**OBJECTIVE**
Omit all images, then return the remaining material exactly as it stands.

**SUPPLIED MATERIAL**

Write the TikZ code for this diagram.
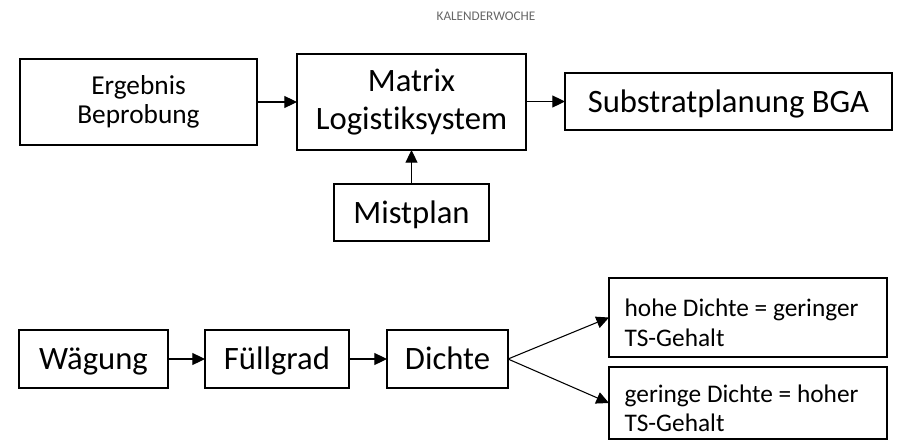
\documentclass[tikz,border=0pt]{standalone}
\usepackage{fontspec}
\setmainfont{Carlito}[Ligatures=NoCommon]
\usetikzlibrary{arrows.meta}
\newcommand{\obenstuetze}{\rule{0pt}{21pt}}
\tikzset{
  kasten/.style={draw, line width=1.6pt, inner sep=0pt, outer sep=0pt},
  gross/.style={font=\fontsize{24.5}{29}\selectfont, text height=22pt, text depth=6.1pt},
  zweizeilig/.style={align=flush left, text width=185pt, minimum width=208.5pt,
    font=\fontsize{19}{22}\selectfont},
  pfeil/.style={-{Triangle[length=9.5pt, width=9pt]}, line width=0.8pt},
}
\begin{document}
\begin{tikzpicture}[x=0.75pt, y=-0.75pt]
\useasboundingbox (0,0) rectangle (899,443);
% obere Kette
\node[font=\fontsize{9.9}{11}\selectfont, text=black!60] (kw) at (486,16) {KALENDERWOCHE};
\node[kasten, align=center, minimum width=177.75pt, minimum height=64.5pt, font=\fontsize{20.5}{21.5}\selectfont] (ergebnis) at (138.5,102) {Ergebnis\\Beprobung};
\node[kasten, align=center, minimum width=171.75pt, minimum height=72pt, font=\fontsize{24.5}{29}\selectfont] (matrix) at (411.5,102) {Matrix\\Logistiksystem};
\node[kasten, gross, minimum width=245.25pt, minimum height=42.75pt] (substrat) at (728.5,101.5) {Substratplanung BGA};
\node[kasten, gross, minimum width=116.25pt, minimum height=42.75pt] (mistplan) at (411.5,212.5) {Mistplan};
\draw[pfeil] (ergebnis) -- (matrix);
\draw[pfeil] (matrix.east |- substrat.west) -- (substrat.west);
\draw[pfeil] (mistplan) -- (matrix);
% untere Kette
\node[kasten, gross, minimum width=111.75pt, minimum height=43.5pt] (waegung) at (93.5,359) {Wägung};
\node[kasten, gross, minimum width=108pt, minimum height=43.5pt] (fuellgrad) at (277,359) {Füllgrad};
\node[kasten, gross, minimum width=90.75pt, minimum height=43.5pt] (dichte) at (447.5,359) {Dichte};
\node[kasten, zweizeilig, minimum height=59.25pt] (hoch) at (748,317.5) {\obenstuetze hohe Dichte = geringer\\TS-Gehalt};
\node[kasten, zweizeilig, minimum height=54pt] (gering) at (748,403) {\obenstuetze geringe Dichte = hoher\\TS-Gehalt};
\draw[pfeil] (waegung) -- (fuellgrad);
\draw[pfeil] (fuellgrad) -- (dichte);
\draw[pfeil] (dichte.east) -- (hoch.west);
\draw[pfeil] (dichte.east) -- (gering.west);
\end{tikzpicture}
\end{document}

**TASK SOLUTION**
Write the TikZ code for this diagram.
\documentclass[tikz,border=0pt]{standalone}
\usepackage{fontspec}
\setmainfont{Carlito}[Ligatures=NoCommon]
\usetikzlibrary{arrows.meta}
\newcommand{\obenstuetze}{\rule{0pt}{21pt}}
\tikzset{
  kasten/.style={draw, line width=1.6pt, inner sep=0pt, outer sep=0pt},
  gross/.style={font=\fontsize{24.5}{29}\selectfont, text height=22pt, text depth=6.1pt},
  zweizeilig/.style={align=flush left, text width=185pt, minimum width=208.5pt,
    font=\fontsize{19}{22}\selectfont},
  pfeil/.style={-{Triangle[length=9.5pt, width=9pt]}, line width=0.8pt},
}
\begin{document}
\begin{tikzpicture}[x=0.75pt, y=-0.75pt]
\useasboundingbox (0,0) rectangle (899,443);
% obere Kette
\node[font=\fontsize{9.9}{11}\selectfont, text=black!60] (kw) at (486,16) {KALENDERWOCHE};
\node[kasten, align=center, minimum width=177.75pt, minimum height=64.5pt, font=\fontsize{20.5}{21.5}\selectfont] (ergebnis) at (138.5,102) {Ergebnis\\Beprobung};
\node[kasten, align=center, minimum width=171.75pt, minimum height=72pt, font=\fontsize{24.5}{29}\selectfont] (matrix) at (411.5,102) {Matrix\\Logistiksystem};
\node[kasten, gross, minimum width=245.25pt, minimum height=42.75pt] (substrat) at (728.5,101.5) {Substratplanung BGA};
\node[kasten, gross, minimum width=116.25pt, minimum height=42.75pt] (mistplan) at (411.5,212.5) {Mistplan};
\draw[pfeil] (ergebnis) -- (matrix);
\draw[pfeil] (matrix.east |- substrat.west) -- (substrat.west);
\draw[pfeil] (mistplan) -- (matrix);
% untere Kette
\node[kasten, gross, minimum width=111.75pt, minimum height=43.5pt] (waegung) at (93.5,359) {Wägung};
\node[kasten, gross, minimum width=108pt, minimum height=43.5pt] (fuellgrad) at (277,359) {Füllgrad};
\node[kasten, gross, minimum width=90.75pt, minimum height=43.5pt] (dichte) at (447.5,359) {Dichte};
\node[kasten, zweizeilig, minimum height=59.25pt] (hoch) at (748,317.5) {\obenstuetze hohe Dichte = geringer\\TS-Gehalt};
\node[kasten, zweizeilig, minimum height=54pt] (gering) at (748,403) {\obenstuetze geringe Dichte = hoher\\TS-Gehalt};
\draw[pfeil] (waegung) -- (fuellgrad);
\draw[pfeil] (fuellgrad) -- (dichte);
\draw[pfeil] (dichte.east) -- (hoch.west);
\draw[pfeil] (dichte.east) -- (gering.west);
\end{tikzpicture}
\end{document}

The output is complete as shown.